J’ai pris une claque ! Une grosse claque, en lisant l’histoire de la vie de Yeonmi, nord-coréenne née en 1994, dans le nord du pays où l’électricité n’est disponible qu’occasionnellement et où les enfants font des heures de queue pour un peu d’eau. Un pays où toute la vie est gérée par le grand Kim Jung Il, qui choisit le conjoint, les études, le métier, et où la délation est reine. Un pays où la nuit est noire et le jour silencieux car il n’y a pas d’avion, peu d’usines et de voitures… Yeonmi nait en pleine période de famine, elle a une sœur, des parents aimants et mène sa vie de petite fille dans la crainte d’avoir de mauvaises pensées que Kim Jung Il pourrait, à coup sûr, lire en elle.
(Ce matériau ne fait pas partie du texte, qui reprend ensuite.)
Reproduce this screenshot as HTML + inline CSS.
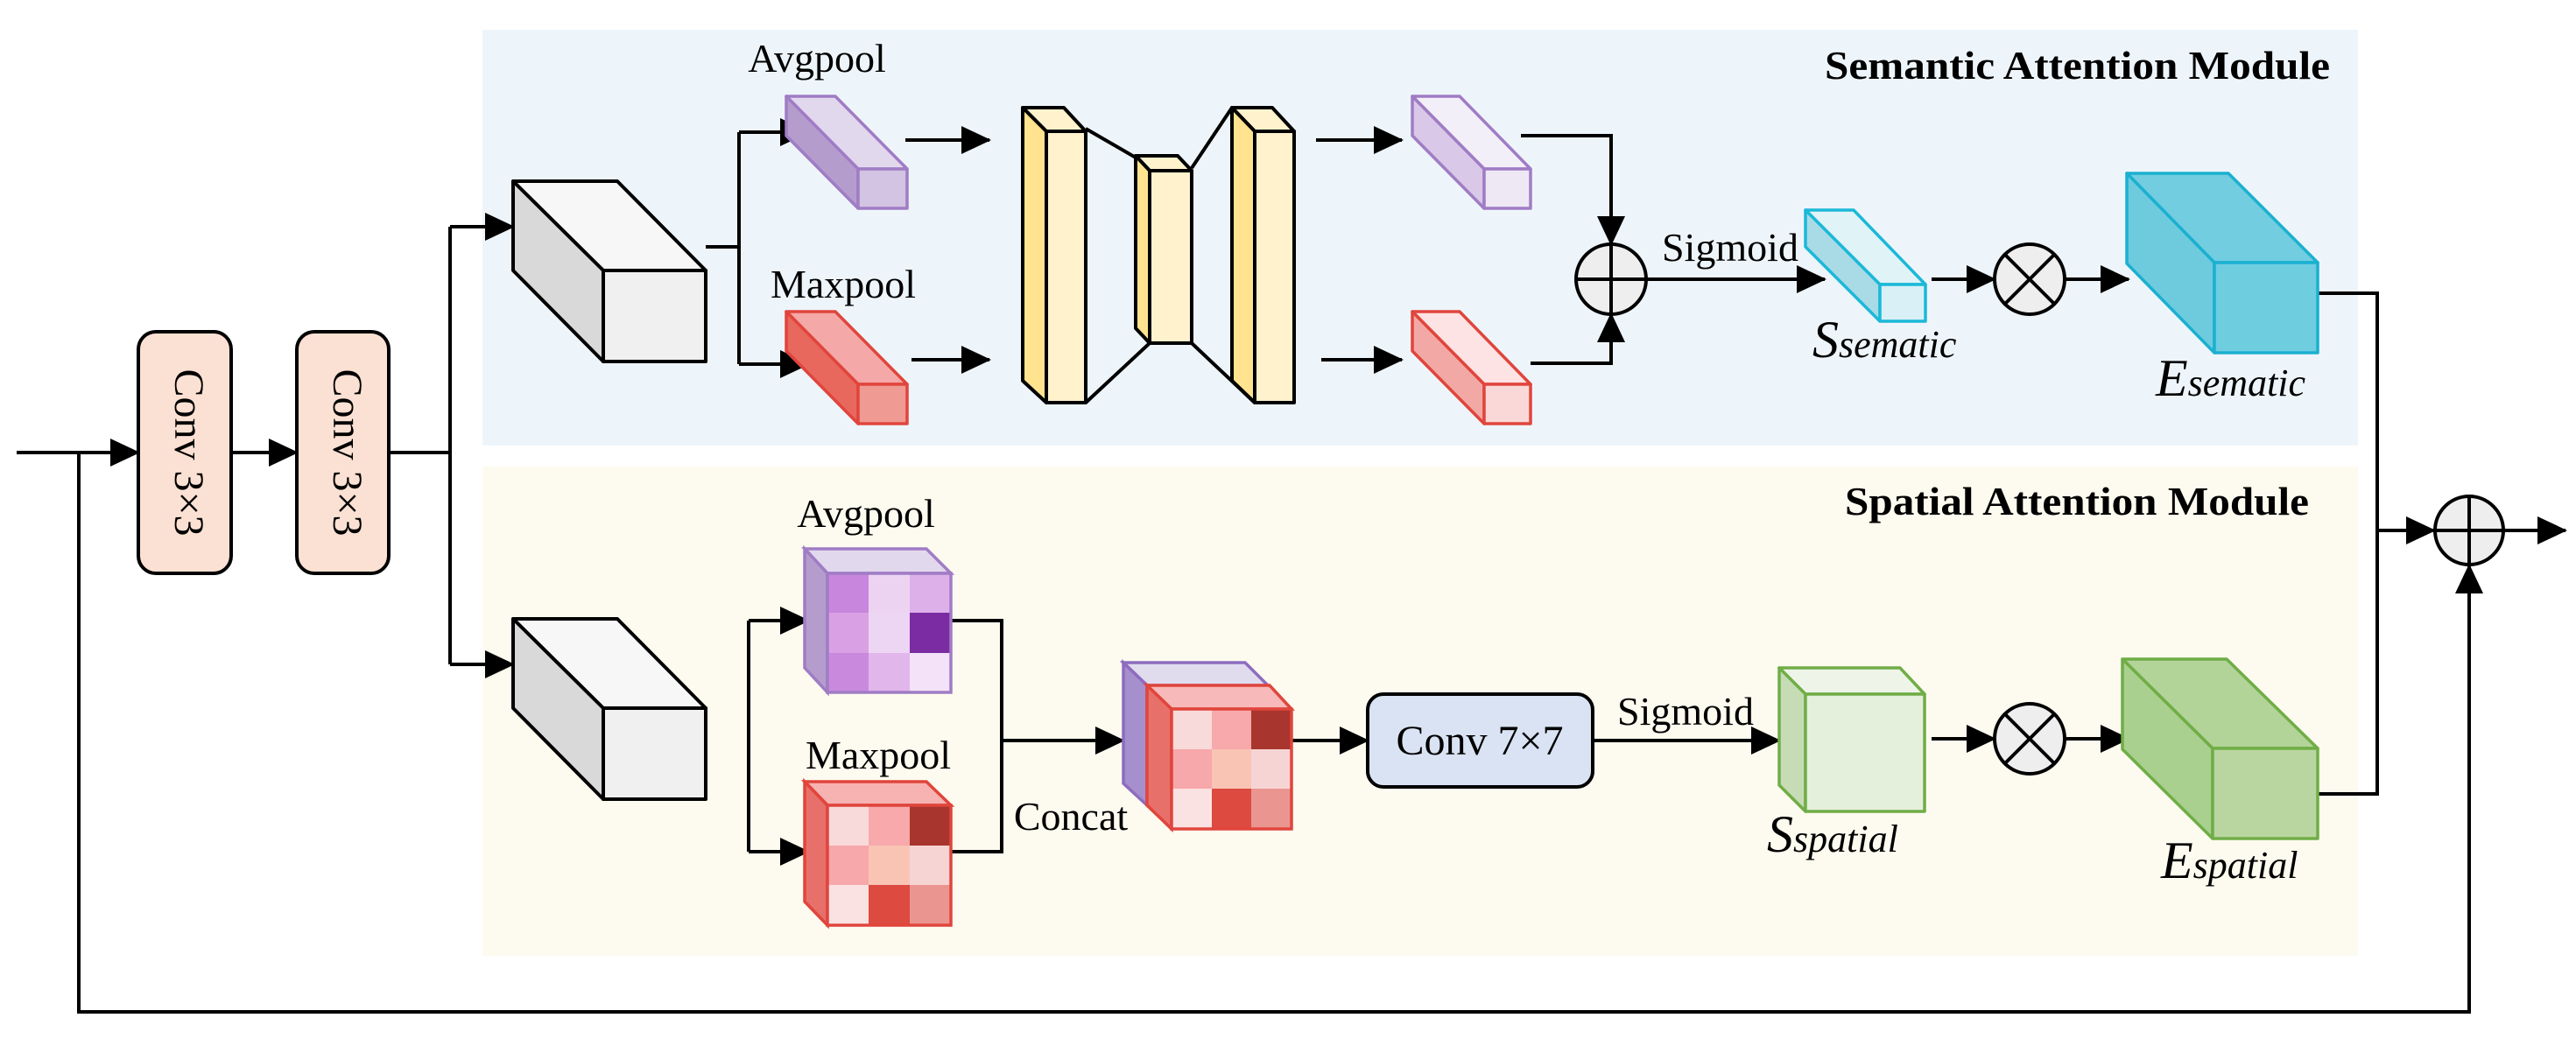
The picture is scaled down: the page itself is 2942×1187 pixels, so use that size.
<!DOCTYPE html>
<html><head><meta charset="utf-8"><style>
html,body{margin:0;padding:0;background:#fff}
svg{display:block}
text{font-family:"Liberation Serif","Times New Roman",serif;fill:#000}
</style></head><body>
<svg width="2942" height="1187" viewBox="0 0 2942 1187" xmlns="http://www.w3.org/2000/svg" font-family="'Liberation Serif', 'Times New Roman', serif">
<defs>
<marker id="a" markerUnits="userSpaceOnUse" markerWidth="34" markerHeight="32" refX="32" refY="16" orient="auto">
<path d="M0,0 L34,16 L0,32 Z" fill="#000"/>
</marker>
</defs>
<rect x="551" y="34" width="2142" height="475" fill="#eef5fa"/>
<rect x="551" y="533" width="2142" height="559" fill="#fdfbef"/>
<text x="2661" y="90" font-size="46" font-weight="bold" text-anchor="end" textLength="577" lengthAdjust="spacingAndGlyphs">Semantic Attention Module</text>
<text x="2637" y="588" font-size="46" font-weight="bold" text-anchor="end" textLength="530" lengthAdjust="spacingAndGlyphs">Spatial Attention Module</text>

<g stroke="#000" stroke-width="4" fill="none">
<line x1="19" y1="517" x2="158" y2="517" marker-end="url(#a)"/>
<line x1="264" y1="517" x2="339" y2="517" marker-end="url(#a)"/>
<polyline points="444,517 514,517"/>
<polyline points="514,259 514,759"/>
<line x1="514" y1="259" x2="586" y2="259" marker-end="url(#a)"/>
<line x1="514" y1="759" x2="586" y2="759" marker-end="url(#a)"/>
<polyline points="90,517 90,1156 2820,1156 2820,646" marker-end="url(#a)"/>
<polyline points="806,282 844,282"/>
<polyline points="844,151 844,416"/>
<line x1="844" y1="151" x2="923" y2="151" marker-end="url(#a)"/>
<line x1="844" y1="416" x2="923" y2="416" marker-end="url(#a)"/>
<line x1="1034" y1="160" x2="1130" y2="160" marker-end="url(#a)"/>
<line x1="1041" y1="411" x2="1130" y2="411" marker-end="url(#a)"/>
<line x1="1503" y1="160" x2="1601" y2="160" marker-end="url(#a)"/>
<line x1="1509" y1="411" x2="1601" y2="411" marker-end="url(#a)"/>
<polyline points="1737,155 1840,155 1840,279" marker-end="url(#a)"/>
<polyline points="1748,415 1840,415 1840,359" marker-end="url(#a)"/>
<line x1="1880" y1="319" x2="2084" y2="319" marker-end="url(#a)"/>
<line x1="2206" y1="319" x2="2278" y2="319" marker-end="url(#a)"/>
<line x1="2359" y1="319" x2="2431" y2="319" marker-end="url(#a)"/>
<polyline points="2647,335 2715,335 2715,907 2647,907"/>
<line x1="2715" y1="606" x2="2780" y2="606" marker-end="url(#a)"/>
<line x1="2859" y1="606" x2="2930" y2="606" marker-end="url(#a)"/>
<polyline points="855,709 855,973"/>
<line x1="855" y1="709" x2="923" y2="709" marker-end="url(#a)"/>
<line x1="855" y1="973" x2="923" y2="973" marker-end="url(#a)"/>
<polyline points="1086,709 1144,709 1144,973 1086,973"/>
<line x1="1144" y1="846" x2="1283" y2="846" marker-end="url(#a)"/>
<line x1="1475" y1="846" x2="1562" y2="846" marker-end="url(#a)"/>
<line x1="1819" y1="846" x2="2032" y2="846" marker-end="url(#a)"/>
<line x1="2206" y1="844" x2="2278" y2="844" marker-end="url(#a)"/>
<line x1="2359" y1="844" x2="2431" y2="844" marker-end="url(#a)"/>
</g>

<rect x="158" y="379" width="106" height="276" rx="20" fill="#fbe1d3" stroke="#000" stroke-width="4"/>
<rect x="339" y="379" width="105" height="276" rx="20" fill="#fbe1d3" stroke="#000" stroke-width="4"/>
<text transform="translate(211,517) rotate(90)" font-size="48" text-anchor="middle" dominant-baseline="middle">Conv 3×3</text>
<text transform="translate(392,517) rotate(90)" font-size="48" text-anchor="middle" dominant-baseline="middle">Conv 3×3</text>

<g stroke="#000" stroke-width="4" stroke-linejoin="round">
<polygon points="586,207 705,207 806,309 689,309" fill="#f7f7f7"/>
<polygon points="586,207 689,309 689,413 586,309" fill="#d9d9d9"/>
<rect x="689" y="309" width="117" height="104" fill="#f0f0f0"/>
<polygon points="586,707 705,707 806,809 689,809" fill="#f7f7f7"/>
<polygon points="586,707 689,809 689,913 586,809" fill="#d9d9d9"/>
<rect x="689" y="809" width="117" height="104" fill="#f0f0f0"/>
</g>

<g stroke-width="3.5" stroke-linejoin="round">
<polygon points="898,110 954,110 1036,193 980,193" fill="#e2d8ee" stroke="#a07cc5"/>
<polygon points="898,110 980,193 980,238 898,155" fill="#b49dcc" stroke="#a07cc5"/>
<rect x="980" y="193" width="56" height="45" fill="#d2c4e2" stroke="#a07cc5"/>
<polygon points="898,356 954,356 1036,439 980,439" fill="#f4a8a8" stroke="#e0453c"/>
<polygon points="898,356 980,439 980,484 898,401" fill="#e8685e" stroke="#e0453c"/>
<rect x="980" y="439" width="56" height="45" fill="#ef9a93" stroke="#e0453c"/>

<polygon points="1613,110 1667,110 1748,193 1695,193" fill="#f3eff8" stroke="#a07cc5"/>
<polygon points="1613,110 1695,193 1695,238 1613,155" fill="#d9c8e8" stroke="#a07cc5"/>
<rect x="1695" y="193" width="53" height="45" fill="#eee8f4" stroke="#a07cc5"/>
<polygon points="1613,356 1667,356 1748,439 1695,439" fill="#fde3e3" stroke="#e0453c"/>
<polygon points="1613,356 1695,439 1695,484 1613,401" fill="#f2a9a6" stroke="#e0453c"/>
<rect x="1695" y="439" width="53" height="45" fill="#fbd8d8" stroke="#e0453c"/>

<polygon points="2062,240 2117,240 2199,325 2147,325" fill="#e0f3f7" stroke="#1bb8d8"/>
<polygon points="2062,240 2147,325 2147,367 2062,282" fill="#a8dbe6" stroke="#1bb8d8"/>
<rect x="2147" y="325" width="52" height="42" fill="#d8f0f6" stroke="#1bb8d8"/>

<polygon points="2429,198 2545,198 2647,300 2529,300" fill="#72cde0" stroke="#1bb0d0"/>
<polygon points="2429,198 2529,300 2529,403 2429,301" fill="#6ecbde" stroke="#1bb0d0"/>
<rect x="2529" y="300" width="118" height="103" fill="#6fcde0" stroke="#1bb0d0"/>

<polygon points="2424,753 2543,753 2647,855 2527,855" fill="#b2d498" stroke="#70ad47"/>
<polygon points="2424,753 2527,855 2527,958 2424,856" fill="#a9d08e" stroke="#70ad47"/>
<rect x="2527" y="855" width="120" height="103" fill="#bad6a0" stroke="#70ad47"/>

<polygon points="2032,763 2170,763 2198,793 2062,793" fill="#eef5e8" stroke="#70ad47"/>
<polygon points="2032,763 2062,793 2062,927 2032,897" fill="#c6dcb4" stroke="#70ad47"/>
<rect x="2062" y="793" width="136" height="134" fill="#e5f0dc" stroke="#70ad47"/>
</g>

<g stroke="#000" stroke-width="4" stroke-linejoin="round">
<polyline points="1240,147 1297,180" fill="none"/>
<polyline points="1240,460 1313,392" fill="none"/>
<polyline points="1361,192 1407,123" fill="none"/>
<polyline points="1361,392 1433,460" fill="none"/>
<polygon points="1168,123 1215,123 1240,150 1195,150" fill="#fff2cc"/>
<polygon points="1168,123 1195,150 1195,460 1168,435" fill="#ffe38f"/>
<rect x="1195" y="150" width="45" height="310" fill="#fff2cc"/>
<polygon points="1297,178 1345,178 1361,195 1313,195" fill="#fff2cc"/>
<polygon points="1297,178 1313,195 1313,392 1297,375" fill="#ffe38f"/>
<rect x="1313" y="195" width="48" height="197" fill="#fff2cc"/>
<polygon points="1407,123 1453,123 1478,150 1433,150" fill="#fff2cc"/>
<polygon points="1407,123 1433,150 1433,460 1407,435" fill="#ffe38f"/>
<rect x="1433" y="150" width="45" height="310" fill="#fff2cc"/>
</g>

<g stroke-width="3.5">
<polygon points="919,627 1058,627 1086,655 945,655" fill="#e2d8ee" stroke="#a07cc5"/>
<polygon points="919,627 945,655 945,791 919,763" fill="#b49dcc" stroke="#a07cc5"/>
<rect x="945" y="655" width="47" height="45" fill="#c887dc"/><rect x="992" y="655" width="47" height="45" fill="#ecd3f2"/><rect x="1039" y="655" width="47" height="45" fill="#ddb0ea"/>
<rect x="945" y="700" width="47" height="46" fill="#d9a0e4"/><rect x="992" y="700" width="47" height="46" fill="#edd6f3"/><rect x="1039" y="700" width="47" height="46" fill="#7b2ca3"/>
<rect x="945" y="746" width="47" height="45" fill="#c98ade"/><rect x="992" y="746" width="47" height="45" fill="#e1b6eb"/><rect x="1039" y="746" width="47" height="45" fill="#f3e2f8"/>
<rect x="945" y="655" width="141" height="136" fill="none" stroke="#a07cc5"/>

<polygon points="919,893 1058,893 1086,920 945,920" fill="#f7b2b2" stroke="#e0453c"/>
<polygon points="919,893 945,920 945,1057 919,1030" fill="#e8706a" stroke="#e0453c"/>
<rect x="945" y="920" width="47" height="46" fill="#f9dada"/><rect x="992" y="920" width="47" height="46" fill="#f7a9ab"/><rect x="1039" y="920" width="47" height="46" fill="#a8352e"/>
<rect x="945" y="966" width="47" height="45" fill="#f7a8aa"/><rect x="992" y="966" width="47" height="45" fill="#f9c4b4"/><rect x="1039" y="966" width="47" height="45" fill="#f7d4d4"/>
<rect x="945" y="1011" width="47" height="46" fill="#fbe2e2"/><rect x="992" y="1011" width="47" height="46" fill="#dc4a40"/><rect x="1039" y="1011" width="47" height="46" fill="#eb9590"/>
<rect x="945" y="920" width="141" height="137" fill="none" stroke="#e0453c"/>

<polygon points="1283,757 1422,757 1448,783 1310,783" fill="#e0dcee" stroke="#8e6cc0"/>
<polygon points="1283,757 1310,783 1310,920 1283,895" fill="#a58fcc" stroke="#8e6cc0"/>
<polygon points="1310,783 1450,783 1475,810 1338,810" fill="#f7b9b9" stroke="#e0453c"/>
<polygon points="1310,783 1338,810 1338,947 1310,920" fill="#e8706a" stroke="#e0453c"/>
<rect x="1338" y="810" width="46" height="46" fill="#f9dada"/><rect x="1384" y="810" width="45" height="46" fill="#f7a9ab"/><rect x="1429" y="810" width="46" height="46" fill="#a8352e"/>
<rect x="1338" y="856" width="46" height="45" fill="#f7a8aa"/><rect x="1384" y="856" width="45" height="45" fill="#f9c4b4"/><rect x="1429" y="856" width="46" height="45" fill="#f7d4d4"/>
<rect x="1338" y="901" width="46" height="46" fill="#fbe2e2"/><rect x="1384" y="901" width="45" height="46" fill="#dc4a40"/><rect x="1429" y="901" width="46" height="46" fill="#eb9590"/>
<rect x="1338" y="810" width="137" height="137" fill="none" stroke="#e0453c"/>
</g>

<rect x="1562" y="793" width="257" height="106" rx="18" fill="#dae3f3" stroke="#000" stroke-width="4"/>
<text x="1690" y="862" font-size="48" text-anchor="middle">Conv 7×7</text>

<g stroke="#000" stroke-width="4" fill="#eeeeee">
<circle cx="1840" cy="319" r="40"/>
<line x1="1800" y1="319" x2="1880" y2="319"/><line x1="1840" y1="279" x2="1840" y2="359"/>
<circle cx="2318" cy="319" r="40"/>
<line x1="2290" y1="291" x2="2346" y2="347"/><line x1="2346" y1="291" x2="2290" y2="347"/>
<circle cx="2318" cy="844" r="40"/>
<line x1="2290" y1="816" x2="2346" y2="872"/><line x1="2346" y1="816" x2="2290" y2="872"/>
<circle cx="2820" cy="606" r="39"/>
<line x1="2781" y1="606" x2="2859" y2="606"/><line x1="2820" y1="567" x2="2820" y2="645"/>
</g>

<g font-size="46">
<text x="933" y="82" text-anchor="middle">Avgpool</text>
<text x="963" y="340" text-anchor="middle">Maxpool</text>
<text x="989" y="602" text-anchor="middle">Avgpool</text>
<text x="1003" y="878" text-anchor="middle">Maxpool</text>
<text x="1223" y="948" text-anchor="middle">Concat</text>
<text x="1976" y="298" text-anchor="middle">Sigmoid</text>
<text x="1925" y="828" text-anchor="middle">Sigmoid</text>
</g>
<g font-style="italic">
<text x="2070" y="408"><tspan font-size="60">S</tspan><tspan font-size="44">sematic</tspan></text>
<text x="2462" y="452"><tspan font-size="60">E</tspan><tspan font-size="44">sematic</tspan></text>
<text x="2018" y="973"><tspan font-size="60">S</tspan><tspan font-size="44">spatial</tspan></text>
<text x="2468" y="1003"><tspan font-size="60">E</tspan><tspan font-size="44">spatial</tspan></text>
</g>
</svg>
</body></html>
La fuite de la sœur de Yeonmi en Chine précipite la sienne ainsi que celle de sa mère en 2007, la traversée de la rivière séparant la Corée de la Chine, et soudain le début des drames, le piège du trafic d’êtres humains, les mariages forcés avec des chinois âgés ou handicapés en panne d’épouse chinoise. Suivent les années en Chine entre petits bonheurs et gros drames, la vie de clandestins sans papiers. Puis les Jeux Olympiques arrivant, et le besoin de donner une meilleure image, les contrôles de plus en plus fréquents, la clandestinité et la peur permanente d’être renvoyée en Corée du nord. Yeonmi a 14 ans et elle a déjà vécu plus de choses affreuses que la plupart des gens dans une vie entière. Puis, enfin une main tendue, celle de missionnaires chrétiens de Qingdao, qui vont initier Yeonmi et sa mère a un nouveau dieu. Pour les deux femmes, louer Kim Jong Il ou un autre ne fait pas de grande différence, et Yeonmi se met à croire.
Là, la fuite vers la Corée du Sud s’organise. Il faudra traverser le désert de Gobi de nuit, en plein hiver, par moins 30°, jusqu’à la frontière de la Mongolie. Une épreuve de plus. Un nouveau camp de rassemblement. Les interrogatoires du personnel de l’ambassade de Seoul qui espère faire le tri entre les transfuges et les espions, et enfin la Corée du sud, mais pas la liberté. Comment peut-on lâcher, dans la nature des gens qui n’ont aucune connaissance du monde moderne, les distributeurs de billets, les centres commerciaux… Quand un « formateur » lui demande quelle est sa couleur préférée, elle répond : « que faut-il répondre ? ». Durant cette période, le plus grand défi de Yeonmi fut d’apprendre à penser par elle-même… Cela peut paraître tellement incroyable ! Après une période d’intégration difficile, Yeomi s’est lancée à corps perdu dans les études, s’est fait sa place dans le monde moderne, donne des conférences sur son pays, son expérience, et est désormais sous surveillance permanente des services de renseignements nord coréens.
Un témoignage rare, captivant et édifiant à dévorer d’urgence.